Leblanc constata d'abord que, à l'extérieur de nos mines, les moyens d'analyse dont il disposait donnaient, pour la composition de l'air considéré comme normal, de 20,5 à 20,9 p. 100 d'oxygène, sans acide carbonique notable ; qu'à l'intérieur, dans les galeries où l'aérage était considéré comme bon, on avait de 0,4 à 0,5 d'acide carbonique avec 20,4 d'oxygène; que ces proportions descendaient assez souvent à 19,5 et 19 pour l'oxygène, tandis qu'elles s'élevaient à 0,8 et 0,9 pour l'acide carbonique ; qu'après un coup de mine à la tête d'une galerie mal aérée, on avait jusqu'à 3,4 et 3,9 d'aoide carbonique, avec 16,8, quelquefois même 15,8 seulement d'oxygène. Dans ces conditions, la respiration n'était pas encore sensiblement gênée, mais la lampe plate ordinaire s'éteignait et l'on était obligé d'entretenir une lumière suffisante en se servant de deux lampes que l'on inclinait l'une vers l'autre, mèche contre mèche. Dans ce cas-là, une lampe à double courant d'air pouvait remplacer deux lampes accouplées. La lampe à alcool à simple courant ne résistait pas mieux que la lampe à huile.

Il va sans dire que les circonstances dont il s'agit étaient accidentelles et que jamais le travail ne se continuait longtemps dans des galeries insuffisamment aérées.

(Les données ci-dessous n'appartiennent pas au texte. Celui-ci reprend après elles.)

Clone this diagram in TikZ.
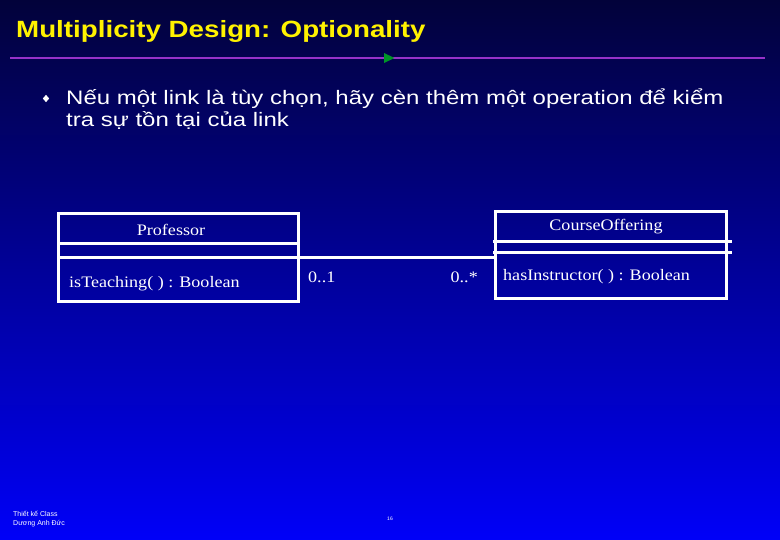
\documentclass[tikz,border=0pt]{standalone}
\usepackage{fontspec}
\setmainfont[FakeStretch=1.13]{Liberation Serif}
\newfontfamily\titlefont[FakeStretch=1.18]{Liberation Sans}
\newfontfamily\bodyfont[FakeStretch=1.23]{Liberation Sans}
\newfontfamily\smallfont{Liberation Sans}
\usetikzlibrary{shapes.geometric}

\definecolor{slidetop}{RGB}{2,2,58}
\definecolor{slidebottom}{RGB}{0,0,248}
\definecolor{rulepurple}{RGB}{150,50,200}
\definecolor{arrowgreen}{RGB}{0,150,40}

\tikzset{
    classbox/.style={draw=white, line width=3pt, inner sep=0pt},
    classline/.style={draw=white, line width=3pt},
    umltext/.style={text=white, inner sep=0pt, font=\fontsize{16}{18}\selectfont},
    bodytext/.style={text=white, inner sep=0pt, anchor=base west, font=\bodyfont\fontsize{19.5}{22}\selectfont},
}

\begin{document}
\begin{tikzpicture}[x=1pt,y=-1pt]

            \shade[top color=slidetop, bottom color=slidebottom] (0,0) rectangle (780,540);
            \useasboundingbox (0,0) rectangle (780,540);

            \node[anchor=base west, inner sep=0pt, text=yellow, font=\titlefont\bfseries\fontsize{23.5}{26}\selectfont] (title) at (16,38) {Multiplicity Design: Optionality};

            \draw[rulepurple, line width=2.8pt] (10,58) -- (765,58);
            \fill[arrowgreen] (384,53) -- (394.5,58) -- (384,63) -- cycle;

            \node[diamond, fill=white, inner sep=0pt, minimum width=6.5pt, minimum height=7.5pt] (bullet) at (46,98.5) {};
            \node[bodytext] (line1) at (66,105) {Nếu một link là tùy chọn, hãy cèn thêm một operation để kiểm};
            \node[bodytext] (line2) at (66,127) {tra sự tồn tại của link};

            % Professor
            \node[classbox, minimum width=240, minimum height=88.5] (prof) at (178.3,257.5) {};
            \draw[classline] (58.3,243.3) -- (300,243.3);
            \node[umltext, anchor=base] (profname) at (171,236) {Professor};
            \node[umltext, anchor=base west] (profop) at (69,287.5) {isTeaching( ) : Boolean};

            % CourseOffering
            \node[classbox, minimum width=231.7, minimum height=86.6] (course) at (611,255) {};
            \draw[classline] (493.3,241.7) -- (731.7,241.7);
            \draw[classline] (493.3,252.7) -- (731.7,252.7);
            \node[umltext, anchor=base] (coursename) at (606,231) {CourseOffering};
            \node[umltext, anchor=base west] (courseop) at (503,280.5) {hasInstructor( ) : Boolean};

            % association
            \coordinate (profsep) at (58.3,257.8);
            \draw[classline] (profsep) -- (course.west |- profsep);
            \node[umltext, anchor=base west] (multprof) at (308,283) {0..1};
            \node[umltext, anchor=base east] (multcourse) at (478,283) {0..*};

            \node[anchor=base west, inner sep=0pt, text=white, font=\smallfont\fontsize{7}{8.5}\selectfont] (foot1) at (13,516) {Thiết kế Class};
            \node[anchor=base west, inner sep=0pt, text=white, font=\smallfont\fontsize{7}{8.5}\selectfont] (foot2) at (13,525) {Dương Anh Đức};
            \node[anchor=base, inner sep=0pt, text=white, font=\smallfont\fontsize{5}{6}\selectfont] (pagenum) at (390,520) {16};

\end{tikzpicture}
\end{document}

La prise d'essais qui donna lieu à l'accident mentionné plus haut avait été faite dans une entaille ouverte à la couronne d'une galerie parfaitement aérée, fraîche, ayant même au sol un courant d'eau assez notable. Cette entaille avait été entreprise sur une veine de quartz au milieu d'un schiste noir pyriteux assez tendre ; elle avait pu être avancée sans la moindre difficulté de 1 mètre environ, lorsqu'en la reprenant après l'interruption du travail du dimanche, on s'aperçut que les lampes s'y éteignaient. Leblanc averti s'y porta le lendemain accompagné du maître mineur et muni de ses flacons pleins d'eau ; à peine entré à 3 mètres au-dessus du sol de la galerie et à Om,80 de la couronne, il tomba du haut en bas comme asphyxié. Le maître mineur resta debout quelques secondes de plus et put redescendre précipitamment mais avec des nausées et des vertiges, n'ayant pas lâché d'ailleurs sa prise d'essai. L'air si profondément vicié de l'entaille dont il s'agit ne contenait que 9,6 à 9,9 d'oxygène et 90,4 à 90,1 d'azote sans acide carbonique.

En prenant cet essai, l'ingénieur aurait pu se casser le cou pour le moins ; il en fut quitte pour notre peur.

J'espère, monsieur le Président, que, malgré la grande lacune des travaux chimiques de mon ami (que je ne me suis pas cru capable de combler dignement), nos camarades jugeront que le nom Félix Leblanc doit occuper une bonne place au tableau d'honneur de l'Association amicale des Elèves de l'Ecole supérieure des Mines de Paris.

Veuillez agréer l'assurance de ma considération distinguée.

PERNOLET, Ancien député de la Seine.